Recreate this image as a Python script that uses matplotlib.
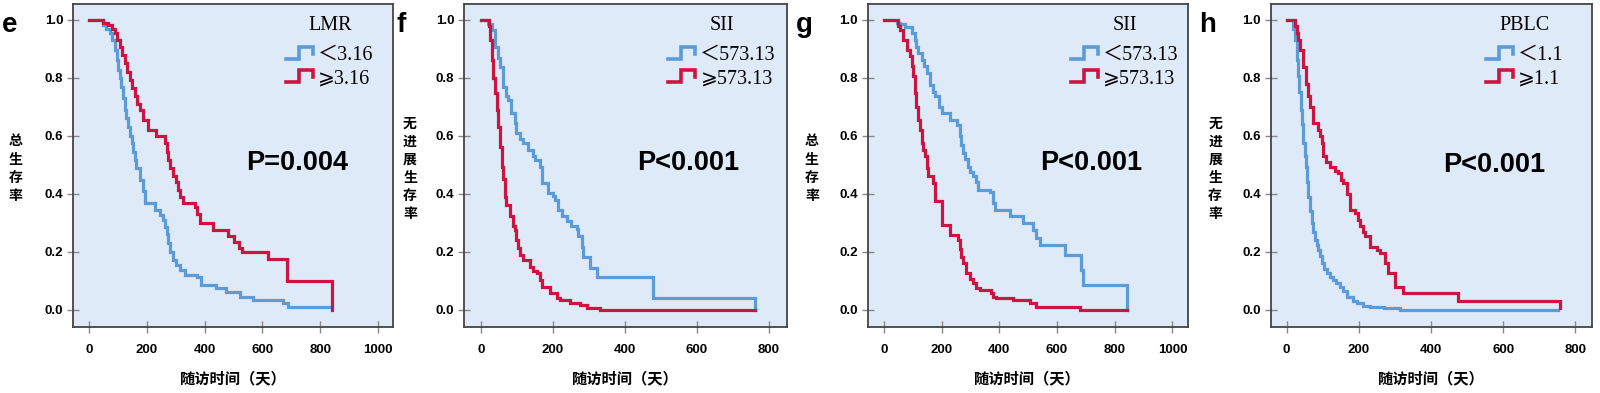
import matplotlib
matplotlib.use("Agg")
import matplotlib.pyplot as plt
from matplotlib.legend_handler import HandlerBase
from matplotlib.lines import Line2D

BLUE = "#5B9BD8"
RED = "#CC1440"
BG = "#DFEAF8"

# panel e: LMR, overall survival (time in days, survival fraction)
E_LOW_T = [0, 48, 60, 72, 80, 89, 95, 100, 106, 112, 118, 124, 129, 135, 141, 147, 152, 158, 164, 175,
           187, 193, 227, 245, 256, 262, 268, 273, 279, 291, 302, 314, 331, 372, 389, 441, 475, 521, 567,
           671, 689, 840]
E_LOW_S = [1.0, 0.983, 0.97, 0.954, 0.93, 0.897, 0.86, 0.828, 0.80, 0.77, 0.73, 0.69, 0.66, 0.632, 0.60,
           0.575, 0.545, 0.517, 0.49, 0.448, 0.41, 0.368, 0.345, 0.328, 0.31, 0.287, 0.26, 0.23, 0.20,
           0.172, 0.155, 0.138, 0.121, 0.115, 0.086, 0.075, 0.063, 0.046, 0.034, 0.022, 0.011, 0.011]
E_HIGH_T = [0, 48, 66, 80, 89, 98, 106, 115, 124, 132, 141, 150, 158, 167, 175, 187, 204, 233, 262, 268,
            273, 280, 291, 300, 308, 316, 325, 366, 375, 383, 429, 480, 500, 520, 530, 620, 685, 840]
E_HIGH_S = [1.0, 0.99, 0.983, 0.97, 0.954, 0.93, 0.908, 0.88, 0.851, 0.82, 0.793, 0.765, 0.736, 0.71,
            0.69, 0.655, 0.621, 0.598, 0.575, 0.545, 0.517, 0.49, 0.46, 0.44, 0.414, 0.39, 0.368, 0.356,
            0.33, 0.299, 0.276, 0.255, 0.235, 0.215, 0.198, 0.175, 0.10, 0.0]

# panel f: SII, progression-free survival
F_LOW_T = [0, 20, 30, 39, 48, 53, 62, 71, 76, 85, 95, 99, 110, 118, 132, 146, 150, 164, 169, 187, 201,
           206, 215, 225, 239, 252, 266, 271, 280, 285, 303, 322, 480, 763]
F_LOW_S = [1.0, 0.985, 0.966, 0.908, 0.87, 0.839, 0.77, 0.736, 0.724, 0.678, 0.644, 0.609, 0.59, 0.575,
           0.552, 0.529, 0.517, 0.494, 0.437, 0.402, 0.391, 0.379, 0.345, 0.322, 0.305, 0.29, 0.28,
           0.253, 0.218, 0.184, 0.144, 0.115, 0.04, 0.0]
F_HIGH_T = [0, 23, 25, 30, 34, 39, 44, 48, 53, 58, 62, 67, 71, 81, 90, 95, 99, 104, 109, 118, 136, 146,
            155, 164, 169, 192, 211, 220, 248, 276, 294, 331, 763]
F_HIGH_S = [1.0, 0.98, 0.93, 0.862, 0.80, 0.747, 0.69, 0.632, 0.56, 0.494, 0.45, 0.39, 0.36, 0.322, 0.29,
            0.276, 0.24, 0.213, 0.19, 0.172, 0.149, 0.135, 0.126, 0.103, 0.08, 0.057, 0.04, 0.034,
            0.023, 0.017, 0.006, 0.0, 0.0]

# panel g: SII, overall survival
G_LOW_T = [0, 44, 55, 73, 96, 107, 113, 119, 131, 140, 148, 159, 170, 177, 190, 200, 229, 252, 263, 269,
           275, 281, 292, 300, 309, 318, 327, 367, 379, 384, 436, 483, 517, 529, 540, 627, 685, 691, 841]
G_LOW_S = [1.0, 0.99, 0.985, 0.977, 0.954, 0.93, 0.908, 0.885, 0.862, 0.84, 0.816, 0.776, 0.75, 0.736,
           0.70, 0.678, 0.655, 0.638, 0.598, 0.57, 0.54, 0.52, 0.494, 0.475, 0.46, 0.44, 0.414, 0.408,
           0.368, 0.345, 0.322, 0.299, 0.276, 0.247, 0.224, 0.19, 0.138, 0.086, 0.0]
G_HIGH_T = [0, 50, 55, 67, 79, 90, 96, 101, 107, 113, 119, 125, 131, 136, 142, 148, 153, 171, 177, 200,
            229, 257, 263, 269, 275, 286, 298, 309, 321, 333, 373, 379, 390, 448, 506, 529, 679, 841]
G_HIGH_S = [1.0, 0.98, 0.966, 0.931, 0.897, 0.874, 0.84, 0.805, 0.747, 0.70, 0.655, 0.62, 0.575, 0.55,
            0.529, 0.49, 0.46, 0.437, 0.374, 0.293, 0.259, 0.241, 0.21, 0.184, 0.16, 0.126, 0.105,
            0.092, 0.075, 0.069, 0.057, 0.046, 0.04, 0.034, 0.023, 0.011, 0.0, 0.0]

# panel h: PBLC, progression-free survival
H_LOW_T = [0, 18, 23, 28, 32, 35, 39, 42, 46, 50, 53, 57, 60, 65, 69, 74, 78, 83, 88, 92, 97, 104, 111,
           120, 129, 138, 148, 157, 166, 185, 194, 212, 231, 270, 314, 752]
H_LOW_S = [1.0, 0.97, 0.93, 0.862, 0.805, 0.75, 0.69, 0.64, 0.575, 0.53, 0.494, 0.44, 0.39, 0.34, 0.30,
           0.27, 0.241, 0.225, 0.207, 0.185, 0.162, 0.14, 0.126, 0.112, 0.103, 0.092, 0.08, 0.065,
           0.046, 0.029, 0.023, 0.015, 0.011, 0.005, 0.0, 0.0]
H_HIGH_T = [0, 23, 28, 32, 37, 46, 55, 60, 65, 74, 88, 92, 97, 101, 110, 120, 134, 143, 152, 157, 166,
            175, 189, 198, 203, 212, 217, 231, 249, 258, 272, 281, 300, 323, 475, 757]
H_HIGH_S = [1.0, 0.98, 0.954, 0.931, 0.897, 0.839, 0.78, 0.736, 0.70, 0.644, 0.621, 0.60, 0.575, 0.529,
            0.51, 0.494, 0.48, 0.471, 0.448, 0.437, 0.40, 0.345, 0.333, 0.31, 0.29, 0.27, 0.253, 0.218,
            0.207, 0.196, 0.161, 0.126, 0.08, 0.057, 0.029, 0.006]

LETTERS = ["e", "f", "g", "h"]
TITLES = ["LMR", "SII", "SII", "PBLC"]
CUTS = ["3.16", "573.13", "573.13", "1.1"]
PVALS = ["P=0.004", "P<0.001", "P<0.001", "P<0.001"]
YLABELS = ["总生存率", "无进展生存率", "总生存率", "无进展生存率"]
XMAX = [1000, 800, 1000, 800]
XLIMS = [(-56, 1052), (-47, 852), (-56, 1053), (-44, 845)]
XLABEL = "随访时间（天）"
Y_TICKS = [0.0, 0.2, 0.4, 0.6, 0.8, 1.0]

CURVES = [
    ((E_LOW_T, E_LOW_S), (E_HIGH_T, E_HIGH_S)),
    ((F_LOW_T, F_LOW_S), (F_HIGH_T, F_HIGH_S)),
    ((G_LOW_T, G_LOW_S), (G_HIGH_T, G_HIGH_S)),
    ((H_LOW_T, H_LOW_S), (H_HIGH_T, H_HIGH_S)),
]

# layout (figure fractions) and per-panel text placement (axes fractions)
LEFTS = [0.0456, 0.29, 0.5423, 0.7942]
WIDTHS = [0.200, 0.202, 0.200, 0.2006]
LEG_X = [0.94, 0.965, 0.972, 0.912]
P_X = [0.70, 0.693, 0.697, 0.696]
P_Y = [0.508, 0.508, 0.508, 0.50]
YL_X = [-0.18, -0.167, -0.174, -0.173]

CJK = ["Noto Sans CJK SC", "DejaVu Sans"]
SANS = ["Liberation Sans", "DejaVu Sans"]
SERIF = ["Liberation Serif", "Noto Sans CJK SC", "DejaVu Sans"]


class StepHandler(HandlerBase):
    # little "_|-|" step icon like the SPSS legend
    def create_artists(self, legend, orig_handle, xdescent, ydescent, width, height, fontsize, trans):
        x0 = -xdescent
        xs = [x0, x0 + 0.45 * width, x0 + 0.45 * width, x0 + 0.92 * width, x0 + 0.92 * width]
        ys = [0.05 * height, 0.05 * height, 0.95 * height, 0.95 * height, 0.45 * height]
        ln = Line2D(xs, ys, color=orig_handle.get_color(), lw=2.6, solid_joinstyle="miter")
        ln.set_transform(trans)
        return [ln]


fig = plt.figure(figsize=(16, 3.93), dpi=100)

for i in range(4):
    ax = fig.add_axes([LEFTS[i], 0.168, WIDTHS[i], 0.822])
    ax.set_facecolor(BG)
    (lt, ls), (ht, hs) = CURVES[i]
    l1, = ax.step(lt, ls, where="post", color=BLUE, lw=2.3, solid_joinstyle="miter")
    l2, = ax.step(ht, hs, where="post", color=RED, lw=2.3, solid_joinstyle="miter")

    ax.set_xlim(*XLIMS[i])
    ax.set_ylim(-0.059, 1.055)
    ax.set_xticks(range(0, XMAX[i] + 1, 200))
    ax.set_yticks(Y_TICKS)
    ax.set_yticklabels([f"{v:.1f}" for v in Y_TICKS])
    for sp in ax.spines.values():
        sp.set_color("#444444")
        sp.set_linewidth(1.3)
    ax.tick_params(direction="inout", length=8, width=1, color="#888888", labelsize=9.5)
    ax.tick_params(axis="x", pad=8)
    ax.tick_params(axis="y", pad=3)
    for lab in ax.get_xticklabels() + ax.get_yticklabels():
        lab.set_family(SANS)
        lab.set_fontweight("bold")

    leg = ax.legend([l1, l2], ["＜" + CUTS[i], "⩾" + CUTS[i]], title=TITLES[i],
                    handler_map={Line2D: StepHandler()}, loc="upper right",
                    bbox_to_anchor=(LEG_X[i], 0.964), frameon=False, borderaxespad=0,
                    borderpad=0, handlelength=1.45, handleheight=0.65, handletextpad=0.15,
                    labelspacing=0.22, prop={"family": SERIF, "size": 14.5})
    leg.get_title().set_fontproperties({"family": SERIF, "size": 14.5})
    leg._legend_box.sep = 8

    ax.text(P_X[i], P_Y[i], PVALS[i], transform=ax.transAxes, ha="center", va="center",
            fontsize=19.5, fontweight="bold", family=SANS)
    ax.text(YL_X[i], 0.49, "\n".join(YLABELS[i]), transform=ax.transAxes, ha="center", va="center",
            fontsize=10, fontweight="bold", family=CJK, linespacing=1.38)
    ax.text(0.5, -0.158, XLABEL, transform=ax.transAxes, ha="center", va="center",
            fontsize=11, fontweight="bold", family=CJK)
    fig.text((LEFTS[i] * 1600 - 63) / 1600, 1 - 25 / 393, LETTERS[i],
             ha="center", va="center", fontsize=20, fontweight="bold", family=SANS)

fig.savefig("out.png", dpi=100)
──────────
Objective ▸
From the data above, pick out each line containing "matplotlib" and copy it.

Solution to this task ▸
Recreate this image as a Python script that uses matplotlib.
import matplotlib
matplotlib.use("Agg")
import matplotlib.pyplot as plt
from matplotlib.legend_handler import HandlerBase
from matplotlib.lines import Line2D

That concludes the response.